» **What the task requires**: Output the full listing below exactly, without the pictures.

» **Dataset excerpt**:
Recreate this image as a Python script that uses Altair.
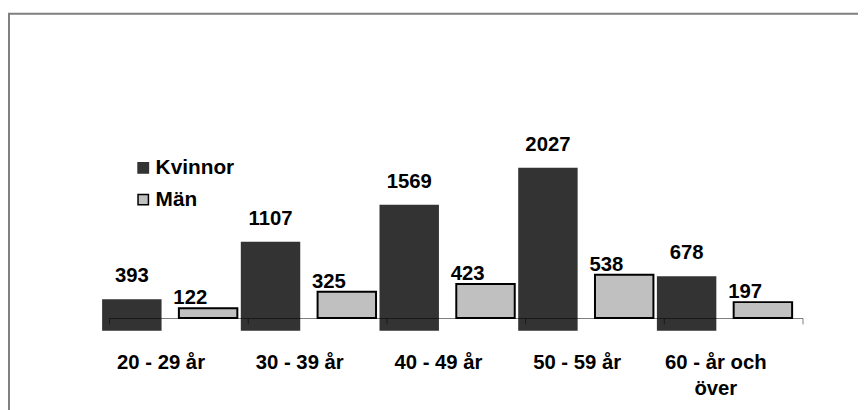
import altair as alt
import pandas as pd

groups = ["20 - 29 år", "30 - 39 år", "40 - 49 år", "50 - 59 år", "60 - år och\növer"]
kvinnor = [393, 1107, 1569, 2027, 678]
man = [122, 325, 423, 538, 197]
series = ["Kvinnor", "Män"]

df = pd.DataFrame({
    "grupp": groups * 2,
    "kon": [series[0]] * len(groups) + [series[1]] * len(groups),
    "antal": kvinnor + man,
})

FONT = "Liberation Sans"

x = alt.X("grupp:N", sort=groups, title=None,
          scale=alt.Scale(paddingInner=0, paddingOuter=0),
          axis=alt.Axis(labelExpr="split(datum.label, '\\n')", labelAngle=0,
                        labelFont=FONT, labelFontSize=20.5, labelFontWeight="bold",
                        labelColor="black", labelOffset=-18, labelPadding=45,
                        labelBaseline="alphabetic", labelLineHeight=26,
                        tickBand="extent", tickSize=6, tickColor="black", tickOpacity=0.5,
                        domainColor="black", domainOpacity=0.5, domainWidth=1.2,
                        labelFlush=False, zindex=1))
y = alt.Y("antal:Q", title=None, axis=None,
          scale=alt.Scale(domain=[0, 2500], nice=False))

color = alt.Color("kon:N", scale=alt.Scale(domain=series, range=["#333333", "#c0c0c0"]),
                  legend=alt.Legend(title=None, orient="none", legendX=24, legendY=41,
                                    symbolType="square", symbolSize=110,
                                    symbolStrokeWidth=1.5, labelFont=FONT,
                                    labelFontSize=21, labelFontWeight="bold",
                                    labelColor="black", labelOffset=2,
                                    rowPadding=10, padding=0))
stroke = alt.Stroke("kon:N", scale=alt.Scale(domain=series, range=["#333333", "black"]),
                    legend=None)

base = alt.Chart(df)

dark = base.transform_filter(alt.datum.kon == series[0]).mark_bar(
    width=60, xOffset=-47, yOffset=13, y2Offset=13, strokeWidth=0
).encode(x=x, y=y, color=color, stroke=stroke)

light = base.transform_filter(alt.datum.kon == series[1]).mark_bar(
    width=59, xOffset=30, strokeWidth=2
).encode(x=x, y=y, color=color, stroke=stroke)

text_kw = dict(font=FONT, fontSize=20.5, fontWeight="bold", color="black",
               baseline="alphabetic", dy=-4, align="center")

dark_txt = base.transform_filter(alt.datum.kon == series[0]).mark_text(
    dx=-47, **text_kw).encode(x=x, y=y, text="antal:Q")
light_txt = base.transform_filter(alt.datum.kon == series[1]).mark_text(
    dx=12, **text_kw).encode(x=x, y=y, text="antal:Q")

frame = alt.Chart(pd.DataFrame({"f": [0]})).mark_rect(
    fill=None, stroke="#808080", strokeWidth=2
).encode(x=alt.value(-101), x2=alt.value(2000), y=alt.value(-104), y2=alt.value(2000))

chart = alt.layer(frame, dark, light, dark_txt, light_txt).properties(
    width=700, height=203,
    autosize=alt.AutoSizeParams(type="none"),
    padding={"left": 102, "top": 108, "right": 56, "bottom": 91},
).configure_view(stroke=None)

chart.save("out.html", embed_options={"renderer": "svg", "actions": False})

» **Full response**:
Recreate this image as a Python script that uses Altair.
import altair as alt
import pandas as pd

groups = ["20 - 29 år", "30 - 39 år", "40 - 49 år", "50 - 59 år", "60 - år och\növer"]
kvinnor = [393, 1107, 1569, 2027, 678]
man = [122, 325, 423, 538, 197]
series = ["Kvinnor", "Män"]

df = pd.DataFrame({
    "grupp": groups * 2,
    "kon": [series[0]] * len(groups) + [series[1]] * len(groups),
    "antal": kvinnor + man,
})

FONT = "Liberation Sans"

x = alt.X("grupp:N", sort=groups, title=None,
          scale=alt.Scale(paddingInner=0, paddingOuter=0),
          axis=alt.Axis(labelExpr="split(datum.label, '\\n')", labelAngle=0,
                        labelFont=FONT, labelFontSize=20.5, labelFontWeight="bold",
                        labelColor="black", labelOffset=-18, labelPadding=45,
                        labelBaseline="alphabetic", labelLineHeight=26,
                        tickBand="extent", tickSize=6, tickColor="black", tickOpacity=0.5,
                        domainColor="black", domainOpacity=0.5, domainWidth=1.2,
                        labelFlush=False, zindex=1))
y = alt.Y("antal:Q", title=None, axis=None,
          scale=alt.Scale(domain=[0, 2500], nice=False))

color = alt.Color("kon:N", scale=alt.Scale(domain=series, range=["#333333", "#c0c0c0"]),
                  legend=alt.Legend(title=None, orient="none", legendX=24, legendY=41,
                                    symbolType="square", symbolSize=110,
                                    symbolStrokeWidth=1.5, labelFont=FONT,
                                    labelFontSize=21, labelFontWeight="bold",
                                    labelColor="black", labelOffset=2,
                                    rowPadding=10, padding=0))
stroke = alt.Stroke("kon:N", scale=alt.Scale(domain=series, range=["#333333", "black"]),
                    legend=None)

base = alt.Chart(df)

dark = base.transform_filter(alt.datum.kon == series[0]).mark_bar(
    width=60, xOffset=-47, yOffset=13, y2Offset=13, strokeWidth=0
).encode(x=x, y=y, color=color, stroke=stroke)

light = base.transform_filter(alt.datum.kon == series[1]).mark_bar(
    width=59, xOffset=30, strokeWidth=2
).encode(x=x, y=y, color=color, stroke=stroke)

text_kw = dict(font=FONT, fontSize=20.5, fontWeight="bold", color="black",
               baseline="alphabetic", dy=-4, align="center")

dark_txt = base.transform_filter(alt.datum.kon == series[0]).mark_text(
    dx=-47, **text_kw).encode(x=x, y=y, text="antal:Q")
light_txt = base.transform_filter(alt.datum.kon == series[1]).mark_text(
    dx=12, **text_kw).encode(x=x, y=y, text="antal:Q")

frame = alt.Chart(pd.DataFrame({"f": [0]})).mark_rect(
    fill=None, stroke="#808080", strokeWidth=2
).encode(x=alt.value(-101), x2=alt.value(2000), y=alt.value(-104), y2=alt.value(2000))

chart = alt.layer(frame, dark, light, dark_txt, light_txt).properties(
    width=700, height=203,
    autosize=alt.AutoSizeParams(type="none"),
    padding={"left": 102, "top": 108, "right": 56, "bottom": 91},
).configure_view(stroke=None)

chart.save("out.html", embed_options={"renderer": "svg", "actions": False})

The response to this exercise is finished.